» Insurers banking on climate change

Insurers banking on climate change

October 26, 2009 by Tom Guay
Posted in: Latest News & Views, News

The insurance industry’s certainly expecting the worst when it comes to climate change. It’s looking for ways to avoid or limit its liability for weather-related damages.

To be prepared, the industry’s partnering with scientists to study the risks that it’ll face due to climate change.

The industry’s think tank, the Willis Research Network (WRN), just partnered with Scripps Institution of Oceanography to study the risks posed by climate change to insurance and reinsurance companies.

The climate change initiative was prompted by the disclosure requirements ordered by the National Association of Insurance Commissioners. Starting in 2010, insurers with annual premiums of more than $500 million have to tell regulators and investors about the financial risks they’re facing due to climate change. They’ll also have to disclose what steps they’ll take to mitigate the risks.

The good news is that there are some opportunities for companies offering green products, materials and services.

The industry is developing various ways to prod, encourage or reward policy holders to invest in green products. Last year, California’s insurance department approved regulations to encourage the industry to offer green insurance policies. These cover the costs of environmentally friendly materials when rebuilding homes after a disaster. Items covered by these green insurance policies can include:

  • lighting
  • heating, cooling and plumbing supplies
  • windows and insulation, and
  • framing, roofing and siding materials that are energy efficient, more durable, sustainably produced or made from recycled materials.

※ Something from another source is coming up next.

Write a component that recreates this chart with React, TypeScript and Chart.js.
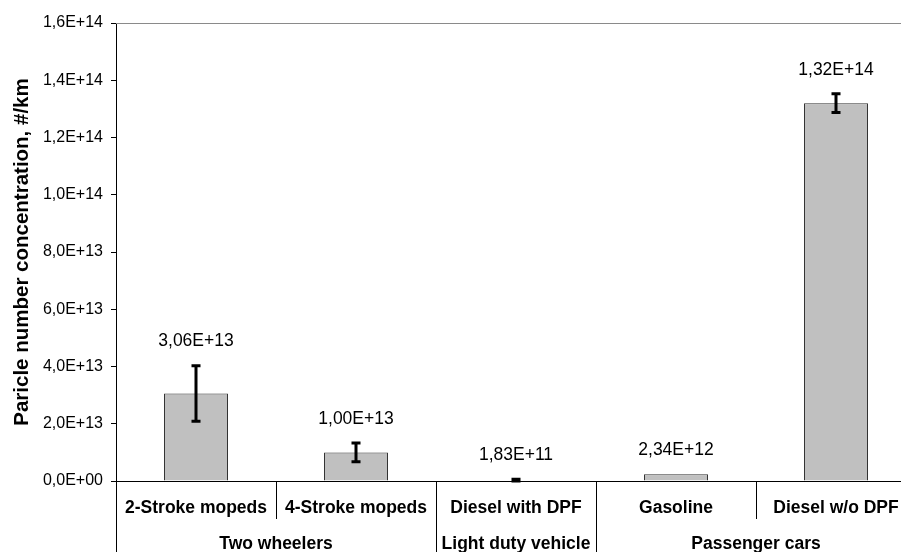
import React, { useEffect, useRef } from "react";
import { Chart, registerables } from "chart.js";

Chart.register(...registerables);

const categories = ["2-Stroke mopeds", "4-Stroke mopeds", "Diesel with DPF", "Gasoline", "Diesel w/o DPF"];
const groups = ["Two wheelers", "Light duty vehicle", "Passenger cars"];
const groupSpans = [2, 1, 2];
const values = [3.06e13, 1.0e13, 1.83e11, 2.34e12, 1.32e14];
const errors = [0.97e13, 0.33e13, 4e11, 0, 0.033e14];
const valueLabels = ["3,06E+13", "1,00E+13", "1,83E+11", "2,34E+12", "1,32E+14"];
const yMax = 1.6e14;
const yStep = 2e13;
const yTitle = "Paricle number concentration, #/km";

const FONT = "'Liberation Sans', Arial, sans-serif";

function fmtSci(v: number): string {
  if (Math.abs(v) < 1) return "0,0E+00";
  const exp = Math.floor(Math.log10(v) + 1e-9);
  const m = v / Math.pow(10, exp);
  return m.toFixed(1).replace(".", ",") + "E+" + String(exp).padStart(2, "0");
}

const overlayPlugin = {
  id: "overlay",
  afterDraw(chart: any) {
    const ctx = chart.ctx as CanvasRenderingContext2D;
    const { left, right, top, bottom } = chart.chartArea;
    const x = chart.scales.x;
    const y = chart.scales.y;
    const H = chart.height;
    const n = categories.length;
    const catW = (right - left) / n;

    ctx.save();
    // top frame line
    ctx.strokeStyle = "#8a8a8a";
    ctx.lineWidth = 1;
    ctx.beginPath();
    ctx.moveTo(left, Math.round(top) + 0.5);
    ctx.lineTo(right, Math.round(top) + 0.5);
    ctx.stroke();

    // x axis line
    ctx.strokeStyle = "#000";
    ctx.beginPath();
    ctx.moveTo(left, Math.round(bottom) + 0.5);
    ctx.lineTo(right, Math.round(bottom) + 0.5);
    ctx.stroke();

    // y axis extension down
    ctx.beginPath();
    ctx.moveTo(Math.round(left) + 0.5, bottom);
    ctx.lineTo(Math.round(left) + 0.5, H);
    ctx.stroke();

    // separators
    const groupBounds = new Set<number>();
    let acc = 0;
    groupSpans.forEach((s) => {
      acc += s;
      groupBounds.add(acc);
    });
    for (let i = 1; i < n; i++) {
      const sx = Math.round(left + i * catW) + 0.5;
      const long = groupBounds.has(i);
      ctx.beginPath();
      ctx.moveTo(sx, bottom);
      ctx.lineTo(sx, long ? H : bottom + 38);
      ctx.stroke();
    }

    // category labels
    ctx.fillStyle = "#000";
    ctx.font = `bold 17.5px ${FONT}`;
    ctx.textAlign = "center";
    ctx.textBaseline = "middle";
    categories.forEach((c, i) => {
      ctx.fillText(c, x.getPixelForValue(i), bottom + 27);
    });
    // group labels
    let start = 0;
    groups.forEach((g, gi) => {
      const gx0 = left + start * catW;
      const gx1 = left + (start + groupSpans[gi]) * catW;
      ctx.fillText(g, (gx0 + gx1) / 2, bottom + 63);
      start += groupSpans[gi];
    });

    // error bars
    ctx.strokeStyle = "#000";
    ctx.lineWidth = 3;
    values.forEach((v, i) => {
      const e = errors[i];
      if (!e) return;
      const cx = x.getPixelForValue(i);
      const y1 = y.getPixelForValue(v + e);
      const y2 = y.getPixelForValue(Math.max(0, v - e));
      ctx.beginPath();
      ctx.moveTo(cx, y1);
      ctx.lineTo(cx, y2);
      ctx.moveTo(cx - 4.5, y1);
      ctx.lineTo(cx + 4.5, y1);
      ctx.moveTo(cx - 4.5, y2);
      ctx.lineTo(cx + 4.5, y2);
      ctx.stroke();
    });

    // value labels
    ctx.font = `17.5px ${FONT}`;
    ctx.textBaseline = "middle";
    values.forEach((v, i) => {
      const cx = x.getPixelForValue(i);
      const ty = y.getPixelForValue(v + errors[i]) - 24;
      ctx.fillText(valueLabels[i], cx, ty);
    });

    // y title
    ctx.font = `bold 20.5px ${FONT}`;
    ctx.translate(28, (top + bottom) / 2);
    ctx.rotate(-Math.PI / 2);
    ctx.textAlign = "center";
    ctx.textBaseline = "alphabetic";
    ctx.fillText(yTitle, 0, 0);
    ctx.restore();
  },
};

export default function App() {
  const ref = useRef<HTMLCanvasElement>(null);
  useEffect(() => {
    if (!ref.current) return;
    const chart = new Chart(ref.current, {
      type: "bar",
      data: {
        labels: categories,
        datasets: [
          {
            data: values,
            backgroundColor: "#c0c0c0",
            borderColor: "#333",
            borderWidth: 1,
            barPercentage: 0.4,
            categoryPercentage: 1,
          },
        ],
      },
      options: {
        animation: false,
        responsive: false,
        devicePixelRatio: 1,
        layout: { padding: { left: 0, right: 4, top: 23, bottom: 71 } },
        plugins: { legend: { display: false }, tooltip: { enabled: false } },
        scales: {
          x: { display: false, offset: true },
          y: {
            min: 0,
            max: yMax,
            afterFit: (s: any) => {
              s.width = 116;
            },
            ticks: {
              stepSize: yStep,
              color: "#000",
              padding: 8,
              font: { family: FONT, size: 16 },
              callback: (v: any) => fmtSci(Number(v)),
            },
            grid: {
              drawOnChartArea: false,
              drawTicks: true,
              tickLength: 5,
              color: "#000",
            },
            border: { display: true, color: "#000", width: 1 },
          },
        },
      },
      plugins: [overlayPlugin],
    });
    return () => chart.destroy();
  }, []);
  return (
    <div
      style={{
        position: "fixed",
        left: 0,
        top: 0,
        width: 901,
        height: 552,
        overflow: "hidden",
        background: "#fff",
      }}
    >
      <canvas ref={ref} width={920} height={552} style={{ display: "block" }} />
    </div>
  );
}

There’s even a green angle to encourage less driving. California last month approved a pay-as-you-drive rule that lets insurance companies reduce premiums for those that cut back. However, the discount only applies to drivers logging less than 7,500 miles a year, so this seems like a limited green effect.

Peter Moraga with the Insurance Information Institute of California told the San Diego Union-Tribune that these green policies are all a “direct result of looking at climate change” and searching for ways to reduce the potential risks.